Entries with chart source code:

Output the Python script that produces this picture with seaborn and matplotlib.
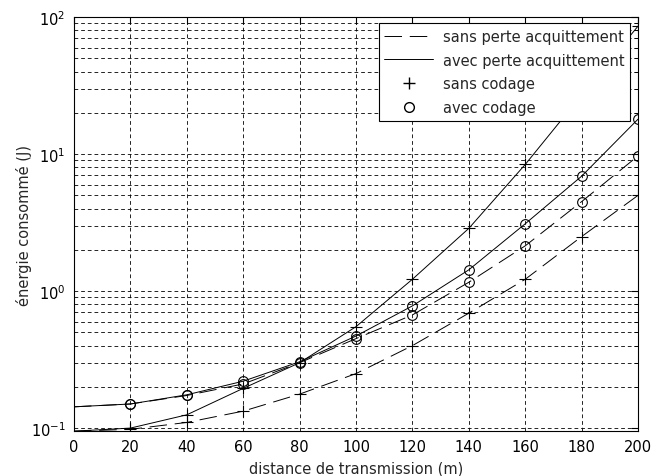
import numpy as np
import pandas as pd
import matplotlib
matplotlib.use('Agg')
import matplotlib.pyplot as plt
from matplotlib.lines import Line2D
from matplotlib.ticker import LogLocator, NullFormatter
import seaborn as sns

# distance (m) and energy (J)
distance = [0, 20, 40, 60, 80, 100, 120, 140, 160, 180, 200]
sans_perte_sans_codage = [0.095, 0.098, 0.110, 0.133, 0.177, 0.25, 0.40, 0.69, 1.22, 2.5, 5.0]
sans_perte_avec_codage = [0.143, 0.150, 0.173, 0.21, 0.30, 0.45, 0.67, 1.16, 2.14, 4.5, 9.7]
avec_perte_sans_codage = [0.095, 0.100, 0.125, 0.195, 0.30, 0.55, 1.22, 2.87, 8.4, 27.0, 86.0]
avec_perte_avec_codage = [0.143, 0.150, 0.175, 0.22, 0.305, 0.47, 0.78, 1.43, 3.1, 6.9, 18.0]

legend_labels = ['sans perte acquittement', 'avec perte acquittement', 'sans codage', 'avec codage']

sns.set_style('white')
plt.rcParams['font.family'] = ['DejaVu Sans']
plt.rcParams['font.size'] = 10.5

fig = plt.figure(figsize=(6.66, 4.77), dpi=100)
ax = fig.add_axes([0.111, 0.094, 0.847, 0.868])

dash = (0, (18, 8))
series = [
    (sans_perte_sans_codage, dash, '+'),
    (sans_perte_avec_codage, dash, 'o'),
    (avec_perte_sans_codage, '-', '+'),
    (avec_perte_avec_codage, '-', 'o'),
]
for vals, ls, mk in series:
    df = pd.DataFrame({'d': distance, 'e': vals})
    sns.lineplot(data=df, x='d', y='e', ax=ax, color='black', linewidth=0.7,
                 linestyle=ls, marker=mk, markevery=slice(1, None),
                 markersize=7 if mk == 'o' else 8, markerfacecolor='none',
                 markeredgecolor='black', markeredgewidth=0.8)

ax.set_yscale('log')
ax.set_xlim(0, 200)
ax.set_ylim(0.095, 100)
ax.set_xticks(range(0, 201, 20))
ax.yaxis.set_major_locator(LogLocator(base=10))
ax.yaxis.set_minor_locator(LogLocator(base=10, subs=np.arange(2, 10)))
ax.yaxis.set_minor_formatter(NullFormatter())

grid_ls = (0, (4.5, 3.5))
ax.grid(True, which='major', axis='both', color='black', linestyle=grid_ls, linewidth=0.6)
ax.grid(True, which='minor', axis='y', color='black', linestyle=grid_ls, linewidth=0.6)
ax.tick_params(which='both', direction='in', top=True, right=True, colors='black', labelsize=10.5, pad=6)
ax.tick_params(which='major', length=5)
ax.tick_params(which='minor', length=3)
for s in ax.spines.values():
    s.set_color('black')
    s.set_linewidth(0.8)

ax.set_xlabel('distance de transmission (m)', fontsize=10.5, labelpad=4)
ax.set_ylabel('énergie consommé (J)', fontsize=10.5, labelpad=-1)

handles = [
    Line2D([], [], color='black', linewidth=0.7, linestyle=dash),
    Line2D([], [], color='black', linewidth=0.7, linestyle='-'),
    Line2D([], [], color='black', linestyle='none', marker='+', markersize=8),
    Line2D([], [], color='black', linestyle='none', marker='o', markersize=7, markerfacecolor='none'),
]
leg = ax.legend(handles, legend_labels, loc='upper right', bbox_to_anchor=(0.986, 0.986),
                borderaxespad=0, fancybox=False, framealpha=1, edgecolor='black', fontsize=10.5,
                handlelength=3.35, handletextpad=0.65, borderpad=0.4, labelspacing=0.6)
leg.get_frame().set_linewidth(0.8)

fig.savefig('out.png', dpi=100)
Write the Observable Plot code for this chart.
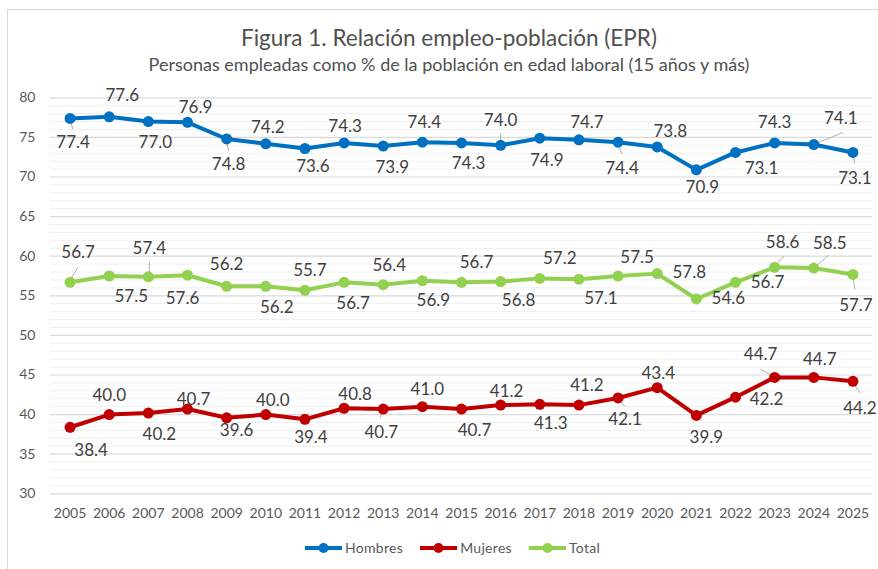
<!DOCTYPE html>
<html>
<head>
<meta charset="utf-8">
<script src="https://cdn.jsdelivr.net/npm/d3@7"></script>
<script src="https://cdn.jsdelivr.net/npm/@observablehq/plot@0.6"></script>
<style>
  html, body { margin: 0; padding: 0; background: #fff; }
  #wrap { position: relative; width: 878px; height: 569px; overflow: hidden; font-family: Lato, "Open Sans", sans-serif; }
  #frame { position: absolute; left: 7px; top: 9px; width: 900px; height: 600px; border-left: 1px solid #d9d9d9; border-top: 1px solid #d9d9d9; box-sizing: border-box; }
  #title { position: absolute; left: 20px; width: 858px; top: 24px; text-align: center; font-size: 22.5px; color: #505050; line-height: 28px; white-space: nowrap; }
  #subtitle { position: absolute; left: 20px; width: 858px; top: 53px; text-align: center; font-size: 18px; color: #505050; line-height: 22px; white-space: nowrap; }
  #chart { position: absolute; left: 0; top: 80px; }
  #legend { position: absolute; left: 305px; top: 539px; display: flex; align-items: center; font-size: 14px; color: #595959; letter-spacing: 0.3px; }
  .item { display: flex; align-items: center; margin-right: 17px; }
  .item svg { margin-right: 3px; }
</style>
</head>
<body>
<div id="wrap">
  <div id="frame"></div>
  <div id="title"></div>
  <div id="subtitle"></div>
  <div id="chart"></div>
  <div id="legend"></div>
</div>
<script>
const titleText = "Figura 1. Relación empleo-población (EPR)";
const subtitleText = "Personas empleadas como % de la población en edad laboral (15 años y más)";

const years = [2005, 2006, 2007, 2008, 2009, 2010, 2011, 2012, 2013, 2014, 2015, 2016, 2017, 2018, 2019, 2020, 2021, 2022, 2023, 2024, 2025];

const seriesNames = ["Hombres", "Mujeres", "Total"];
const seriesColors = ["#0070C0", "#C00000", "#92D050"];

const hombres = [77.4, 77.6, 77.0, 76.9, 74.8, 74.2, 73.6, 74.3, 73.9, 74.4, 74.3, 74.0, 74.9, 74.7, 74.4, 73.8, 70.9, 73.1, 74.3, 74.1, 73.1];
const mujeres = [38.4, 40.0, 40.2, 40.7, 39.6, 40.0, 39.4, 40.8, 40.7, 41.0, 40.7, 41.2, 41.3, 41.2, 42.1, 43.4, 39.9, 42.2, 44.7, 44.7, 44.2];
const total   = [56.7, 57.5, 57.4, 57.6, 56.2, 56.2, 55.7, 56.7, 56.4, 56.9, 56.7, 56.8, 57.2, 57.1, 57.5, 57.8, 54.6, 56.7, 58.6, 58.5, 57.7];

const yTicks = [30, 35, 40, 45, 50, 55, 60, 65, 70, 75, 80];
const yMinorTicks = [31,32,33,34,36,37,38,39,41,42,43,44,46,47,48,49,51,52,53,54,56,57,58,59,61,62,63,64,66,67,68,69,71,72,73,74,76,77,78,79];

// label placement (pixel offsets of label centre from its point)
const hombresLabelOffset = [[3,24],[13,-21],[7,21],[8,-15],[2,26],[2,-16],[8,18],[1,-16],[9,21],[2,-20],[7,21],[0,-25],[7,22],[8,-17],[4,26],[13,-15],[6,18],[26,16],[0,-20],[27,-26],[2,26]];
const mujeresLabelOffset = [[21,23],[0,-19],[11,22],[6,-10],[10,13],[7,-14],[6,18],[11,-14],[-2,23],[5,-17],[13,21],[6,-14],[11,19],[8,-20],[7,22],[1,-14],[10,22],[31,2],[-14,-23],[6,-18],[7,27]];
const totalLabelOffset   = [[8,-30],[22,21],[1,-28],[-5,23],[0,-22],[11,21],[5,-20],[9,21],[6,-19],[11,20],[15,-20],[18,19],[20,-20],[22,19],[19,-18],[32,-1],[32,0],[32,0],[8,-25],[16,-25],[3,31]];

// leader lines: [series, year, startOffset, endOffset] in pixels
const leaders = [
  ["Hombres", 2005, [0,2], [3,11]],
  ["Hombres", 2009, [0,2], [2,12]],
  ["Hombres", 2016, [0,-12], [0,-3]],
  ["Hombres", 2019, [0,2], [4,12]],
  ["Hombres", 2024, [2,-1], [29,-12]],
  ["Hombres", 2025, [0,3], [2,11]],
  ["Total", 2005, [1,-4], [8,-15]],
  ["Total", 2007, [1,-15], [1,-3]],
  ["Total", 2023, [1,-2], [9,-11]],
  ["Total", 2024, [2,-2], [15,-13]],
  ["Total", 2025, [0,3], [2,15]],
  ["Mujeres", 2013, [-1,2], [-3,9]],
  ["Mujeres", 2019, [1,2], [7,9]],
  ["Mujeres", 2023, [-3,-2], [-14,-8]],
  ["Mujeres", 2025, [1,2], [7,12]]
];

// layout
const W = 878, H = 450, mL = 50, mR = 6, mT = 17.3, mB = 36.7;
const xDomain = [years[0] - 0.5, years[years.length - 1] + 0.5];
const yDomain = [30, 80];
const pxPerYear = (W - mL - mR) / (xDomain[1] - xDomain[0]);
const pxPerUnit = (H - mT - mB) / (yDomain[1] - yDomain[0]);

const valuesBySeries = {Hombres: hombres, Mujeres: mujeres, Total: total};
const offsetsBySeries = {Hombres: hombresLabelOffset, Mujeres: mujeresLabelOffset, Total: totalLabelOffset};

const rows = [];
for (const s of seriesNames) {
  valuesBySeries[s].forEach((v, i) => {
    rows.push({series: s, year: years[i], value: v, ox: offsetsBySeries[s][i][0], oy: offsetsBySeries[s][i][1]});
  });
}

const leaderRows = leaders.map(([s, yr, a, b]) => {
  const v = valuesBySeries[s][years.indexOf(yr)];
  return {
    x1: yr + a[0] / pxPerYear, y1: v - a[1] / pxPerUnit,
    x2: yr + b[0] / pxPerYear, y2: v - b[1] / pxPerUnit
  };
});

document.getElementById("title").textContent = titleText;
document.getElementById("subtitle").textContent = subtitleText;

const chart = Plot.plot({
  width: W, height: H,
  marginLeft: mL, marginRight: mR, marginTop: mT, marginBottom: mB,
  style: {fontFamily: "Lato, 'Open Sans', sans-serif", fontSize: "14px", color: "#595959", background: "transparent", overflow: "visible"},
  x: {type: "linear", domain: xDomain, ticks: years, tickFormat: d => String(d), tickSize: 0, tickPadding: 14, label: null},
  y: {domain: yDomain, ticks: yTicks, tickSize: 0, tickPadding: 15, label: null},
  color: {domain: seriesNames, range: seriesColors},
  marks: [
    Plot.ruleY(yMinorTicks, {stroke: "#efefef", strokeWidth: 1}),
    Plot.ruleY(yTicks, {stroke: "#d9d9d9", strokeWidth: 1.2}),
    Plot.link(leaderRows, {x1: "x1", y1: "y1", x2: "x2", y2: "y2", stroke: "#a6a6a6", strokeWidth: 0.9}),
    Plot.line(rows, {x: "year", y: "value", z: "series", stroke: "series", strokeWidth: 4, strokeLinejoin: "round", strokeLinecap: "round"}),
    Plot.dot(rows, {x: "year", y: "value", fill: "series", r: 5.5, stroke: null}),
    Plot.text(rows, {
      x: d => d.year + d.ox / pxPerYear,
      y: d => d.value - d.oy / pxPerUnit,
      text: d => d.value.toFixed(1),
      fill: "#404040", fontSize: 17, textAnchor: "middle", lineAnchor: "middle"
    })
  ]
});
document.getElementById("chart").appendChild(chart);

// legend
const legend = document.getElementById("legend");
seriesNames.forEach((name, i) => {
  const item = document.createElement("div");
  item.className = "item";
  item.innerHTML = `<svg width="37" height="12"><line x1="0" y1="6" x2="37" y2="6" stroke="${seriesColors[i]}" stroke-width="4"/><circle cx="18.5" cy="6" r="5" fill="${seriesColors[i]}"/></svg><span>${name}</span>`;
  legend.appendChild(item);
});
</script>
</body>
</html>
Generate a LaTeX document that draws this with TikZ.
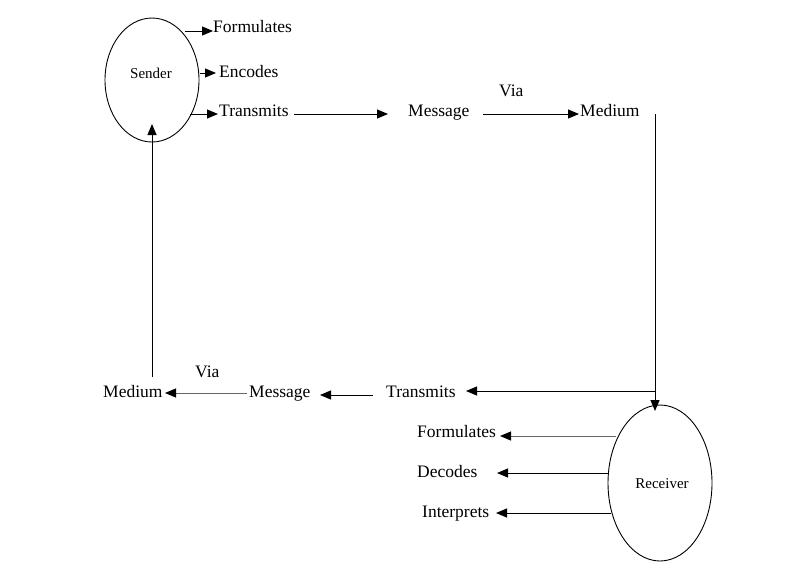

What is required:
Reproduce the data above word for word from its first line through the line that holds "plt.rcParams['font.size'] = 10.5", both ends included; skip pictures.

Exercise response:
Output the Python script that produces this picture with seaborn and matplotlib.
import numpy as np
import pandas as pd
import matplotlib
matplotlib.use('Agg')
import matplotlib.pyplot as plt
from matplotlib.lines import Line2D
from matplotlib.ticker import LogLocator, NullFormatter
import seaborn as sns

# distance (m) and energy (J)
distance = [0, 20, 40, 60, 80, 100, 120, 140, 160, 180, 200]
sans_perte_sans_codage = [0.095, 0.098, 0.110, 0.133, 0.177, 0.25, 0.40, 0.69, 1.22, 2.5, 5.0]
sans_perte_avec_codage = [0.143, 0.150, 0.173, 0.21, 0.30, 0.45, 0.67, 1.16, 2.14, 4.5, 9.7]
avec_perte_sans_codage = [0.095, 0.100, 0.125, 0.195, 0.30, 0.55, 1.22, 2.87, 8.4, 27.0, 86.0]
avec_perte_avec_codage = [0.143, 0.150, 0.175, 0.22, 0.305, 0.47, 0.78, 1.43, 3.1, 6.9, 18.0]

legend_labels = ['sans perte acquittement', 'avec perte acquittement', 'sans codage', 'avec codage']

sns.set_style('white')
plt.rcParams['font.family'] = ['DejaVu Sans']
plt.rcParams['font.size'] = 10.5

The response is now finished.